Ralph Boyd, who served as the Assistant Attorney General for Civil Rights in the aftermath of the Sept. 11 attacks, recalled that DOJ “didn’t have a template” for dealing with the “multitude of issues” which they had to face.
Boyd said DOJ had to develop a response “on the fly,” and the government had to make a very clear statement against discrimination immediately.
“The first message we wanted to convey… was to encourage the American people not to tolerate difference and diversity… but rather to embrace them as being us and part of us,” Boyd said. Boyd said it was important to remind people that Muslims were victims and first responders during the Sept. 11 attacks.
Boyd said that the good news was that the bulk of the criminal activity occurred in the first few weeks following Sept. 11, adding that a chart of discriminatory activity would show a “huge cliff” drop-off after 2001.
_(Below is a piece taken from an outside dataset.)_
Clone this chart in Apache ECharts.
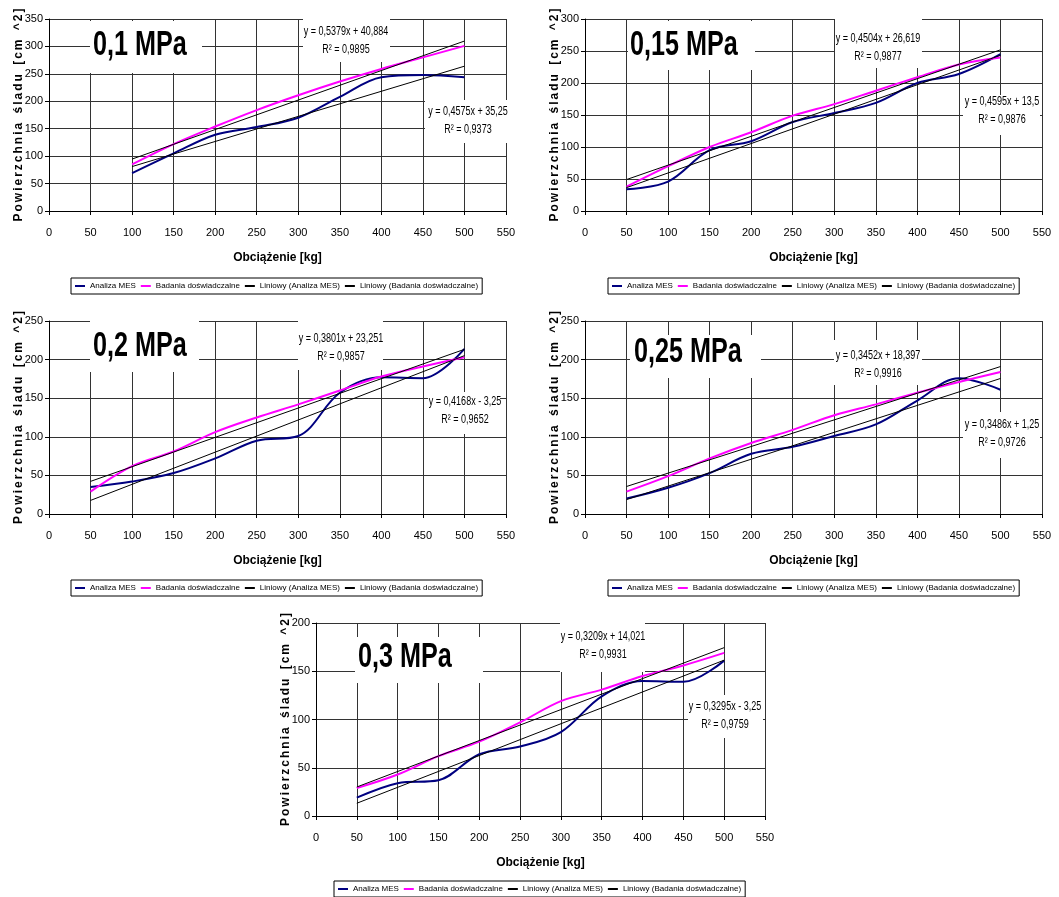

“Now that doesn’t mean the show is over and as we all know our work continued then and our work continues today,” Boyd said.
James Zogby, director of the Arab American Institute, recalled the threats he received after the attacks.
“Since 9/11, three people who have threatened my life have gone to jail,” Zogby said, adding that he “wasn’t proud of it” but was glad that the system was in place to protect him.
Zogby also brought up the anti-Muslim law enforcement training programs that were hosted by the FBI.
“One of the things that’s bothered me — and I know we’ve raised this with the Department of Justice, we’ve raised this with Homeland Security — are the trainers that are going around to FBI offices and agencies in the government, regional offices of Homeland Security — going around actually conducting programs on Islam or on immigrant communities in America, who are part of this industry of hate, whose job it is to defame communities, they make a living off of this,” Zogby said.
“Hell of a way to make a job, I guess that’s what you do. They’re legitimizing hate, and we have to deal with that one as well. It’s just something that cannot stand.”